▼
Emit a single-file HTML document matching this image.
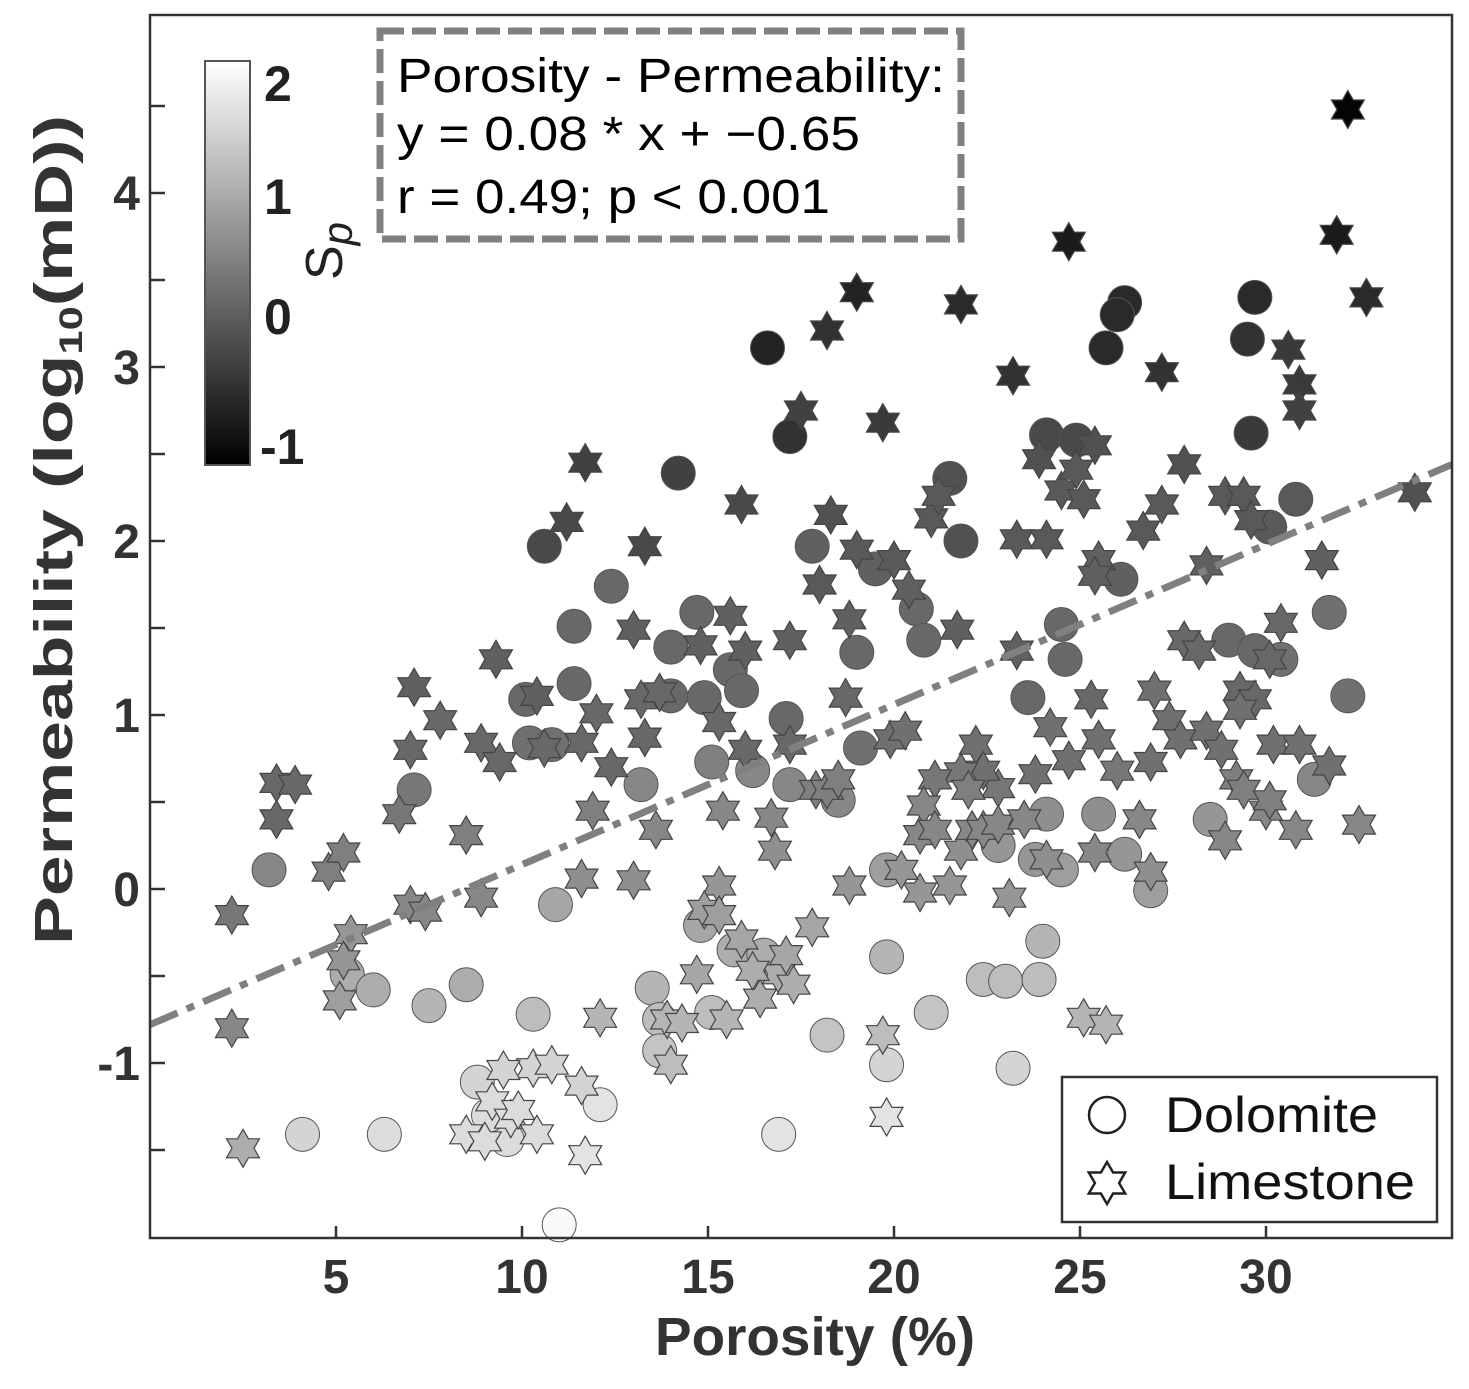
<!DOCTYPE html>
<html><head><meta charset="utf-8"><style>
body{margin:0;background:#fff;}
svg text{font-family:"Liberation Sans",Arial,sans-serif;}
</style></head><body>
<svg id="chart" width="1469" height="1384" viewBox="0 0 1469 1384" xmlns="http://www.w3.org/2000/svg">
<defs>
<linearGradient id="cbg" x1="0" y1="1" x2="0" y2="0">
<stop offset="0" stop-color="#000"/><stop offset="1" stop-color="#fff"/>
</linearGradient>
</defs>
<rect x="150" y="15" width="1302" height="1223" fill="#fff"/>
<g id="marks"></g>
<line id="fitline" stroke="#808080" stroke-width="7" stroke-dasharray="30,10,8,10" fill="none"/>
<rect x="150" y="15" width="1302" height="1223" fill="none" stroke="#333" stroke-width="2.5"/>
<g id="axes"></g>
<text x="815" y="1355" text-anchor="middle" font-size="54" font-weight="bold" fill="#333" textLength="320" lengthAdjust="spacingAndGlyphs">Porosity (%)</text>
<text transform="translate(72,530) rotate(-90)" text-anchor="middle" font-size="54" font-weight="bold" fill="#333" textLength="830" lengthAdjust="spacingAndGlyphs">Permeability (log<tspan font-size="32" dy="10">10</tspan><tspan dy="-10">(mD))</tspan></text>
<g>
<rect x="205" y="61" width="45" height="404" fill="url(#cbg)" stroke="#555" stroke-width="2"/>
<text x="264" y="101" font-size="50" font-weight="bold" fill="#222">2</text>
<text x="264" y="214" font-size="50" font-weight="bold" fill="#222">1</text>
<text x="264" y="334" font-size="50" font-weight="bold" fill="#222">0</text>
<text x="260" y="464" font-size="50" font-weight="bold" fill="#222">-1</text>
<text transform="translate(342,280) rotate(-90)" font-size="52" fill="#222">S<tspan font-style="italic" font-size="42" dy="10">p</tspan></text>
</g>
<g>
<rect x="380" y="31" width="581" height="208" fill="#fff" stroke="#808080" stroke-width="7" stroke-dasharray="24,8"/>
<text x="397" y="92" font-size="48" fill="#000" textLength="548" lengthAdjust="spacingAndGlyphs">Porosity - Permeability:</text>
<text x="397" y="150" font-size="48" fill="#000" textLength="463" lengthAdjust="spacingAndGlyphs">y = 0.08 * x + −0.65</text>
<text x="397" y="213" font-size="48" fill="#000" textLength="433" lengthAdjust="spacingAndGlyphs">r = 0.49; p &lt; 0.001</text>
</g>
<g>
<rect x="1062" y="1077" width="375" height="145" fill="#fff" stroke="#333" stroke-width="2.5"/>
<circle cx="1107" cy="1115" r="18" fill="#fff" stroke="#222" stroke-width="2.5"/>
<text x="1165" y="1132" font-size="50" fill="#111" textLength="213" lengthAdjust="spacingAndGlyphs">Dolomite</text>
<polygon id="legstar" fill="#fff" stroke="#222" stroke-width="2.5"/>
<text x="1165" y="1199" font-size="50" fill="#111" textLength="250" lengthAdjust="spacingAndGlyphs">Limestone</text>
</g>
</svg>
<script>
// Dolomite: porosity, log perm, Sp
const dolX=[16.6,26.2,26.0,25.7,29.7,29.5,29.6,17.2,14.2,10.6,24.1,24.9,21.5,21.8,30.8,30.1,
12.4,11.4,11.4,14.0,14.0,14.7,14.9,15.6,15.9,17.1,17.8,19.0,19.1,20.6,20.8,19.5,24.5,24.6,23.6,30.4,31.7,32.2,29.0,29.7,26.1,10.1,10.2,10.8,
3.2,7.1,13.2,15.1,16.2,17.2,18.5,19.8,22.8,23.8,24.1,24.5,25.5,26.2,26.9,28.5,31.3,10.9,
5.3,6.0,7.5,8.5,10.3,13.5,13.7,14.8,15.1,15.7,16.5,19.8,21.0,22.4,23.0,23.9,24.0,18.2,19.8,23.2,13.7,
4.1,6.3,8.8,9.6,9.1,12.1,16.9,11.0];
const dolY=[3.11,3.37,3.30,3.11,3.40,3.16,2.62,2.60,2.39,1.97,2.61,2.58,2.36,2.00,2.24,2.08,
1.74,1.51,1.18,1.39,1.11,1.59,1.10,1.26,1.14,0.98,1.97,1.36,0.81,1.61,1.43,1.84,1.52,1.32,1.10,1.32,1.59,1.11,1.43,1.37,1.78,1.09,0.84,0.83,
0.11,0.57,0.60,0.73,0.68,0.60,0.51,0.11,0.25,0.17,0.43,0.11,0.43,0.20,-0.01,0.40,0.63,-0.09,
-0.49,-0.58,-0.67,-0.55,-0.72,-0.57,-0.75,-0.21,-0.71,-0.35,-0.38,-0.39,-0.71,-0.52,-0.53,-0.52,-0.30,-0.84,-1.01,-1.03,-0.93,
-1.41,-1.41,-1.11,-1.44,-1.30,-1.24,-1.41,-1.93];
const dolSp=[-0.7,-0.6,-0.6,-0.6,-0.6,-0.5,-0.4,-0.5,-0.3,-0.2,-0.2,-0.2,-0.1,-0.1,0,0,
0.2,0.2,0.2,0.2,0.2,0.2,0.2,0.2,0.2,0.2,0.1,0.2,0.3,0.2,0.2,0.1,0.2,0.2,0.2,0.3,0.3,0.3,0.2,0.2,0.1,0.2,0.3,0.3,
0.6,0.4,0.6,0.5,0.6,0.6,0.6,0.9,0.8,0.8,0.7,0.9,0.7,0.8,0.9,0.8,0.6,1.0,
1.1,1.1,1.2,1.1,1.3,1.2,1.3,1.0,1.3,1.1,1.1,1.2,1.4,1.3,1.3,1.3,1.2,1.4,1.6,1.6,1.4,
1.6,1.7,1.6,1.7,1.7,1.8,1.8,2.1];
// Limestone
const limX=[32.2,24.7,31.9,32.7,19.0,21.8,18.2,23.2,27.2,30.6,30.9,30.9,17.5,19.7,11.7,11.2,15.9,13.3,34.0,
3.4,3.9,3.4,7.1,7.0,7.8,9.3,8.9,9.4,10.4,10.6,11.6,12.0,12.4,13.0,13.2,13.7,13.3,14.8,15.6,16.0,15.3,16.0,17.2,17.2,18.3,18.0,18.8,18.7,19.0,20.0,19.9,20.3,20.4,21.0,21.2,21.7,23.3,23.3,24.1,23.9,24.5,24.9,25.4,25.1,25.5,25.4,26.7,27.2,27.8,28.4,28.9,29.4,29.6,30.4,31.5,27.8,28.2,27.0,27.4,27.7,25.5,25.3,29.3,29.7,29.3,30.1,30.2,30.9,31.7,24.2,24.7,26.0,26.9,28.4,28.8,23.8,22.8,22.2,22.4,21.8,21.1,
2.2,4.8,5.2,6.7,8.5,7.0,7.4,8.9,11.9,11.6,13.0,13.6,15.4,16.7,16.8,17.9,18.2,18.5,20.7,20.8,21.1,21.8,22.1,22.0,22.4,22.8,23.5,24.1,23.1,25.4,26.9,28.9,30.0,30.8,32.5,29.2,29.4,30.1,26.6,21.5,20.7,20.2,18.8,15.3,14.9,2.2,5.4,5.2,5.1,
12.1,14.7,13.9,14.3,14.0,15.5,16.4,16.9,17.1,17.8,17.3,15.9,16.2,15.3,25.1,25.7,19.7,
2.5,8.5,9.0,9.2,9.7,9.9,10.3,10.8,10.4,11.6,11.7,9.5,19.8];
const limY=[4.48,3.72,3.76,3.40,3.43,3.36,3.21,2.95,2.97,3.10,2.90,2.75,2.75,2.68,2.45,2.11,2.21,1.97,2.28,
0.61,0.60,0.40,1.16,0.80,0.97,1.32,0.84,0.73,1.11,0.81,0.84,1.01,0.70,1.49,1.09,1.13,0.87,1.40,1.57,1.37,0.96,0.80,1.43,0.83,2.15,1.75,1.55,1.10,1.95,1.89,0.86,0.91,1.72,2.13,2.26,1.49,1.37,2.01,2.01,2.47,2.29,2.41,2.55,2.24,1.89,1.80,2.06,2.21,2.44,1.86,2.26,2.26,2.12,1.53,1.89,1.43,1.37,1.14,0.97,0.86,0.86,1.09,1.14,1.09,1.03,1.32,0.83,0.83,0.71,0.93,0.74,0.68,0.73,0.91,0.80,0.66,0.58,0.83,0.68,0.67,0.63,
-0.15,0.10,0.21,0.43,0.31,-0.09,-0.13,-0.05,0.45,0.06,0.05,0.34,0.45,0.41,0.22,0.57,0.57,0.63,0.31,0.48,0.34,0.22,0.34,0.57,0.34,0.37,0.40,0.17,-0.05,0.21,0.10,0.28,0.45,0.34,0.37,0.63,0.57,0.51,0.40,0.02,-0.02,0.11,0.02,0.02,-0.12,-0.80,-0.26,-0.41,-0.64,
-0.74,-0.49,-0.75,-0.77,-1.01,-0.75,-0.63,-0.49,-0.38,-0.22,-0.55,-0.29,-0.47,-0.15,-0.74,-0.78,-0.84,
-1.49,-1.41,-1.45,-1.22,-1.32,-1.27,-1.03,-1.01,-1.41,-1.13,-1.53,-1.04,-1.31];
const limSp=[-1.1,-0.8,-0.8,-0.6,-0.7,-0.6,-0.5,-0.5,-0.5,-0.4,-0.4,-0.3,-0.3,-0.4,-0.3,-0.2,-0.2,-0.2,-0.1,
0.2,0.2,0.2,0.1,0.2,0.2,0.1,0.2,0.2,0.1,0.2,0.2,0.2,0.2,0.1,0.2,0.2,0.2,0.1,0.1,0.1,0.2,0.2,0.1,0.2,-0.1,0.0,0.1,0.2,0.0,0.0,0.3,0.3,0.1,0.0,0.0,0.1,0.1,0.0,0.0,-0.1,0.0,0.0,-0.1,0.0,0.1,0.1,0.0,0.0,-0.1,0.1,0.0,0.0,0.0,0.2,0.1,0.2,0.2,0.3,0.3,0.3,0.3,0.2,0.2,0.2,0.3,0.2,0.3,0.3,0.3,0.3,0.3,0.4,0.3,0.3,0.3,0.3,0.4,0.3,0.3,0.4,0.4,
0.4,0.5,0.5,0.4,0.5,0.6,0.6,0.6,0.5,0.7,0.7,0.6,0.6,0.6,0.7,0.5,0.5,0.5,0.6,0.6,0.6,0.7,0.6,0.5,0.6,0.6,0.6,0.7,0.8,0.6,0.7,0.6,0.6,0.6,0.6,0.5,0.5,0.5,0.6,0.8,0.8,0.8,0.8,0.8,0.9,0.6,0.8,0.8,0.9,
1.2,1.0,1.2,1.2,1.3,1.2,1.1,1.1,1.0,1.0,1.1,1.0,1.1,0.9,1.2,1.2,1.3,
1.1,1.7,1.7,1.7,1.7,1.7,1.6,1.6,1.7,1.6,1.8,1.6,1.8];
const xTicks=[5,10,15,20,25,30];
const yTicks=[-1,0,1,2,3,4];
const yMinor=[-1.5,-0.5,0.5,1.5,2.5,3.5,4.5];
const fitX=[0,35];
const fitY=[-0.78,2.44];
const spMin=-1.15, spMax=2.16;

const xs=v=>150+v*37.2;
const ys=v=>889-v*174;
const shade=s=>{let t=(s-spMin)/(spMax-spMin);t=Math.max(0,Math.min(1,t));const g=Math.round(t*255);return `rgb(${g},${g},${g})`;};
const NS='http://www.w3.org/2000/svg';
function starPts(cx,cy,R){const r=R*0.577;let p=[];for(let i=0;i<12;i++){const a=-Math.PI/2+i*Math.PI/6;const rr=i%2?r:R;p.push((cx+rr*Math.cos(a)).toFixed(1)+','+(cy+rr*Math.sin(a)).toFixed(1));}return p.join(' ');}
const g=document.getElementById('marks');
for(let i=0;i<dolX.length;i++){
  const c=document.createElementNS(NS,'circle');
  c.setAttribute('cx',xs(dolX[i]));c.setAttribute('cy',ys(dolY[i]));c.setAttribute('r',17);
  c.setAttribute('fill',shade(dolSp[i]));c.setAttribute('stroke','#555');c.setAttribute('stroke-width','1');
  
  
  g.appendChild(c);
}
for(let i=0;i<limX.length;i++){
  const s=document.createElementNS(NS,'polygon');
  s.setAttribute('points',starPts(xs(limX[i]),ys(limY[i]),19));
  s.setAttribute('fill',shade(limSp[i]));s.setAttribute('stroke','#444');s.setAttribute('stroke-width','1.2');
  
  
  g.appendChild(s);
}
document.getElementById('legstar').setAttribute('points',starPts(1107,1183,21));
const fl=document.getElementById('fitline');
fl.setAttribute('x1',xs(fitX[0]));fl.setAttribute('y1',ys(fitY[0]));
fl.setAttribute('x2',xs(fitX[1]));fl.setAttribute('y2',ys(fitY[1]));
const ax=document.getElementById('axes');
xTicks.forEach(t=>{
  const l=document.createElementNS(NS,'line');
  l.setAttribute('x1',xs(t));l.setAttribute('x2',xs(t));l.setAttribute('y1',1238);l.setAttribute('y2',1226);
  l.setAttribute('stroke','#333');l.setAttribute('stroke-width','2.5');
  
  
  ax.appendChild(l);
  const tx=document.createElementNS(NS,'text');
  tx.setAttribute('x',xs(t));tx.setAttribute('y',1293);tx.setAttribute('text-anchor','middle');
  tx.setAttribute('font-size','48');tx.setAttribute('font-weight','bold');tx.setAttribute('fill','#333');
  tx.textContent=t;
  
  
  ax.appendChild(tx);
});
yTicks.concat(yMinor).forEach(t=>{
  const l=document.createElementNS(NS,'line');
  l.setAttribute('x1',150);l.setAttribute('x2',165);l.setAttribute('y1',ys(t));l.setAttribute('y2',ys(t));
  l.setAttribute('stroke','#333');l.setAttribute('stroke-width','2.5');
  
  
  ax.appendChild(l);
});
yTicks.forEach(t=>{
  const tx=document.createElementNS(NS,'text');
  tx.setAttribute('x',140);tx.setAttribute('y',ys(t)+17);tx.setAttribute('text-anchor','end');
  tx.setAttribute('font-size','48');tx.setAttribute('font-weight','bold');tx.setAttribute('fill','#333');
  tx.textContent=t;
  
  
  ax.appendChild(tx);
});
</script>
</body></html>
▲
What you need to do:
Where a line above holds the string "document", show that line.

Written reply:
Emit a single-file HTML document matching this image.
const g=document.getElementById('marks');
  const c=document.createElementNS(NS,'circle');
  const s=document.createElementNS(NS,'polygon');
document.getElementById('legstar').setAttribute('points',starPts(1107,1183,21));
const fl=document.getElementById('fitline');
const ax=document.getElementById('axes');
  const l=document.createElementNS(NS,'line');
  const tx=document.createElementNS(NS,'text');
  const l=document.createElementNS(NS,'line');
  const tx=document.createElementNS(NS,'text');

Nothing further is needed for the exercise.